Tarot cards can change all that. Next time you need ideas on the fly, jump-start your brainstorming session with a visually-rich tarot image! For example: the Six of Cups (a card associated with sharing and cooperation) might suggest holding a conference call, calling in consultants, taking the entire team on a trust-building retreat.

Whether everyone works from the same image or you draw individual cards for each member of the team, brainstorming with tarot fires the imagination and encourages people to let their ideas roam free. For best results, turn off your inner critic, set a timer, and, during the creative phase of your project, reward people for the quantity (not the quality) of their ideas.

Playing Games

Get back to tarot’s roots! The deck has trumps, four suits, numbered cards, and court cards for a reason: long before it was used as a divinatory tool, the tarot was the plaything of kings.

The original game of triumphs, or tarocchi, is still played in parts of Europe today. Googling the name of the game will produce dozens of links to rule sheets in several languages. Be prepared, though: no authoritative rules exist, and there are as many different ways to play tarot as there are tarot decks!

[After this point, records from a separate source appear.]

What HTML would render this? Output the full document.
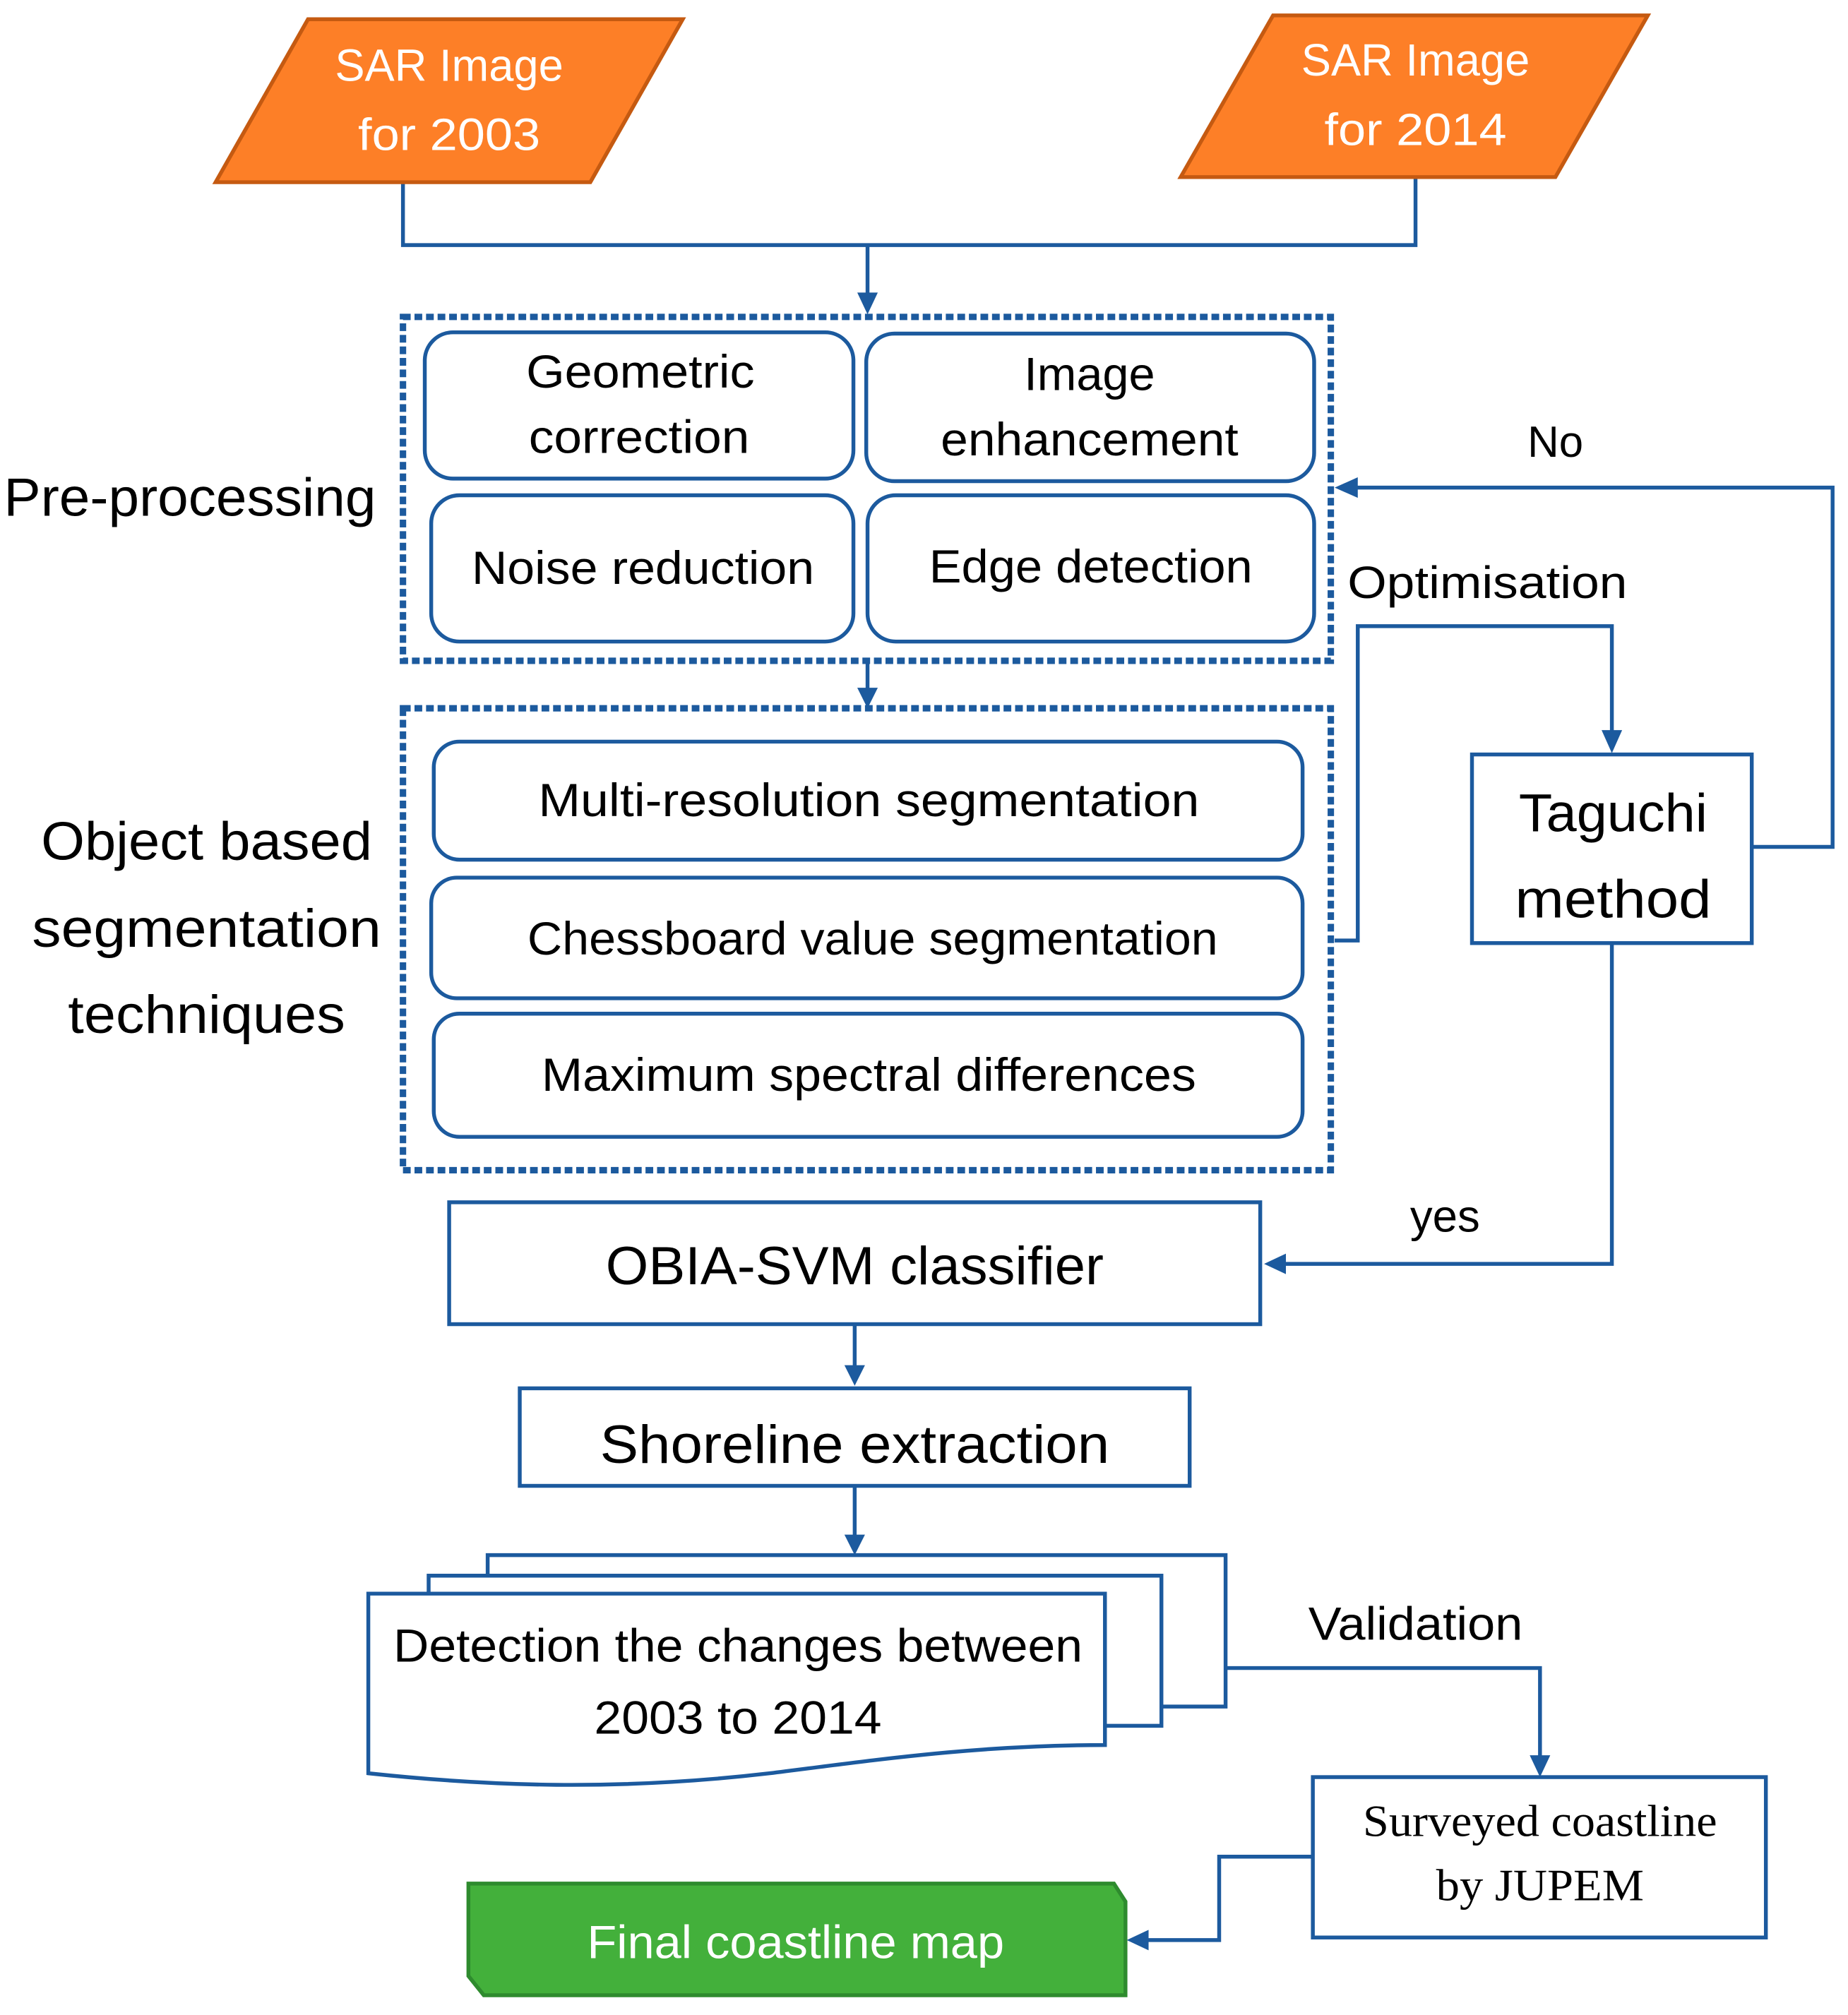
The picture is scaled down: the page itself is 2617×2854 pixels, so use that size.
<!DOCTYPE html>
<html><head><meta charset="utf-8"><style>html,body{margin:0;padding:0;background:#fff}svg{display:block}</style></head>
<body>
<svg width="2617" height="2854" viewBox="0 0 1440 1570.4" preserveAspectRatio="none" xmlns="http://www.w3.org/2000/svg" font-family="Liberation Sans, sans-serif">
<g fill="none" stroke="#1c5a9e" stroke-width="3">
<polyline points="314,142 314,191 1103,191 1103,138"/>
<line x1="676" y1="191" x2="676" y2="230"/>
<line x1="676" y1="515" x2="676" y2="538"/>
<line x1="666" y1="1032" x2="666" y2="1065"/>
<line x1="666" y1="1158" x2="666" y2="1197"/>
<polyline points="955,1300 1200,1300 1200,1370"/>
<polyline points="1023,1447 950,1447 950,1512 893,1512"/>
<polyline points="1365,660 1428,660 1428,380 1055,380"/>
<polyline points="1040,733 1058,733 1058,488 1256,488 1256,570"/>
<polyline points="1256,735 1256,985 1000,985"/>
</g>
<g fill="#1c5a9e">
<polygon points="668,228 684,228 676,245"/>
<polygon points="668,536 684,536 676,552"/>
<polygon points="658,1064 674,1064 666,1080"/>
<polygon points="658,1196 674,1196 666,1212"/>
<polygon points="1192,1368 1208,1368 1200,1385"/>
<polygon points="895,1504 895,1520 878,1512"/>
<polygon points="1058,372 1058,388 1040,380"/>
<polygon points="1248,569 1264,569 1256,587"/>
<polygon points="1002,977 1002,993 985,985"/>
</g>
<polygon points="168,142 240,15 532,15 460,142" fill="#fd7f27" stroke="#c55a11" stroke-width="3"/>
<polygon points="920,138 992,12 1284,12 1212,138" fill="#fd7f27" stroke="#c55a11" stroke-width="3"/>
<g fill="#fff" font-size="35" text-anchor="middle" lengthAdjust="spacingAndGlyphs">
<text x="350" y="63" textLength="178" lengthAdjust="spacingAndGlyphs">SAR Image</text><text x="350" y="117" textLength="142" lengthAdjust="spacingAndGlyphs">for 2003</text>
<text x="1103" y="59" textLength="178" lengthAdjust="spacingAndGlyphs">SAR Image</text><text x="1103" y="113" textLength="142" lengthAdjust="spacingAndGlyphs">for 2014</text>
</g>
<g fill="none" stroke="#1c5a9e" stroke-width="5" stroke-dasharray="6,3">
<rect x="314" y="247" width="723" height="268"/>
<rect x="314" y="552" width="723" height="360"/>
</g>
<g fill="#fff" stroke="#1c5a9e" stroke-width="3">
<rect x="331" y="259" width="334" height="114" rx="22"/>
<rect x="675" y="260" width="349" height="115" rx="22"/>
<rect x="336" y="386" width="329" height="114" rx="22"/>
<rect x="676" y="386" width="348" height="114" rx="22"/>
<rect x="338" y="578" width="677" height="92" rx="20"/>
<rect x="336" y="684" width="679" height="94" rx="20"/>
<rect x="338" y="790" width="677" height="96" rx="20"/>
<rect x="350" y="937" width="632" height="95"/>
<rect x="405" y="1082" width="522" height="76"/>
<rect x="1147" y="588" width="218" height="147"/>
<rect x="1023" y="1385" width="353" height="125"/>
<polygon points="380,1212 955,1212 955,1330 380,1330"/>
<polygon points="334,1228 905,1228 905,1345 334,1345"/>
<path d="M287,1242 L861,1242 L861,1360 C760,1360 680,1372 600,1382 C480,1396 380,1392 287,1382 Z"/>
</g>
<polygon points="365,1468 868,1468 877,1482 877,1555 377,1555 365,1540" fill="#43b03b" stroke="#2e8b2e" stroke-width="3"/>
<g fill="#000" font-size="36" text-anchor="middle">
<text x="499" y="302" textLength="178" lengthAdjust="spacingAndGlyphs">Geometric</text><text x="498" y="353" textLength="172" lengthAdjust="spacingAndGlyphs">correction</text>
<text x="849" y="304" textLength="102" lengthAdjust="spacingAndGlyphs">Image</text><text x="849" y="355" textLength="232" lengthAdjust="spacingAndGlyphs">enhancement</text>
<text x="501" y="455" textLength="267" lengthAdjust="spacingAndGlyphs">Noise reduction</text>
<text x="850" y="454" textLength="252" lengthAdjust="spacingAndGlyphs">Edge detection</text>
<text x="677" y="636" textLength="515" lengthAdjust="spacingAndGlyphs">Multi-resolution segmentation</text>
<text x="680" y="744" textLength="538" lengthAdjust="spacingAndGlyphs">Chessboard value segmentation</text>
<text x="677" y="850" textLength="510" lengthAdjust="spacingAndGlyphs">Maximum spectral differences</text>
<text x="666" y="1001" font-size="42" textLength="388" lengthAdjust="spacingAndGlyphs">OBIA-SVM classifier</text>
<text x="666" y="1140" font-size="42" textLength="397" lengthAdjust="spacingAndGlyphs">Shoreline extraction</text>
<text x="1257" y="648" font-size="42" textLength="147" lengthAdjust="spacingAndGlyphs">Taguchi</text>
<text x="1257" y="715" font-size="42" textLength="153" lengthAdjust="spacingAndGlyphs">method</text>
<text x="575" y="1295" font-size="36" textLength="537" lengthAdjust="spacingAndGlyphs">Detection the changes between</text>
<text x="575" y="1351" font-size="36" textLength="224" lengthAdjust="spacingAndGlyphs">2003 to 2014</text>
<text x="1200" y="1431" font-family="Liberation Serif, serif" font-size="35" textLength="276" lengthAdjust="spacingAndGlyphs">Surveyed coastline</text>
<text x="1200" y="1481" font-family="Liberation Serif, serif" font-size="35" textLength="162" lengthAdjust="spacingAndGlyphs">by JUPEM</text>
<text x="620" y="1526" font-size="36" fill="#fff" textLength="325" lengthAdjust="spacingAndGlyphs">Final coastline map</text>
<text x="148" y="402" font-size="42" textLength="290" lengthAdjust="spacingAndGlyphs">Pre-processing</text>
<text x="161" y="670" font-size="42" textLength="258" lengthAdjust="spacingAndGlyphs">Object based</text>
<text x="161" y="738" font-size="42" textLength="272" lengthAdjust="spacingAndGlyphs">segmentation</text>
<text x="161" y="805" font-size="42" textLength="216" lengthAdjust="spacingAndGlyphs">techniques</text>
<text x="1212" y="356" font-size="34">No</text>
<text x="1159" y="466" font-size="35" textLength="218" lengthAdjust="spacingAndGlyphs">Optimisation</text>
<text x="1126" y="960" font-size="35">yes</text>
<text x="1103" y="1278" font-size="36" textLength="167" lengthAdjust="spacingAndGlyphs">Validation</text>
</g>
</svg>
</body></html>
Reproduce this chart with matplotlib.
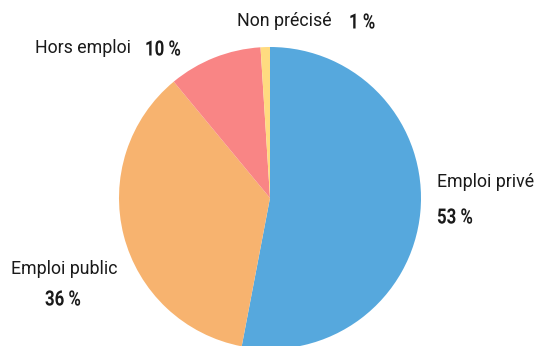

If tarocchi bewilders you, remember that, by extracting the trumps and the Knights, you can convert a tarot deck to a standard card deck faster than you can say, “Texas Hold ’em!”

In a Nutshell

  • In addition to reading and divination, you can use tarot cards for a number of creative applications.

  • You can use the cards as brainstorming tools, generating lists of everything from gift ideas to plot twists.

  • Improving progress toward your goals may be as simple as choosing tarot cards to serve as visual reminders of what’s important to you.

  • You can tailor a deck to your personal tastes by trimming away distracting borders … or take customization to the ultimate level by making your own handmade tarot deck.

  • A deck collection is more than an entertaining hobby! With more than one deck on hand, you’ll be able to perform comparative readings using corresponding cards from several different decks.

  • If nothing else, you can always use a tarot deck to play card games!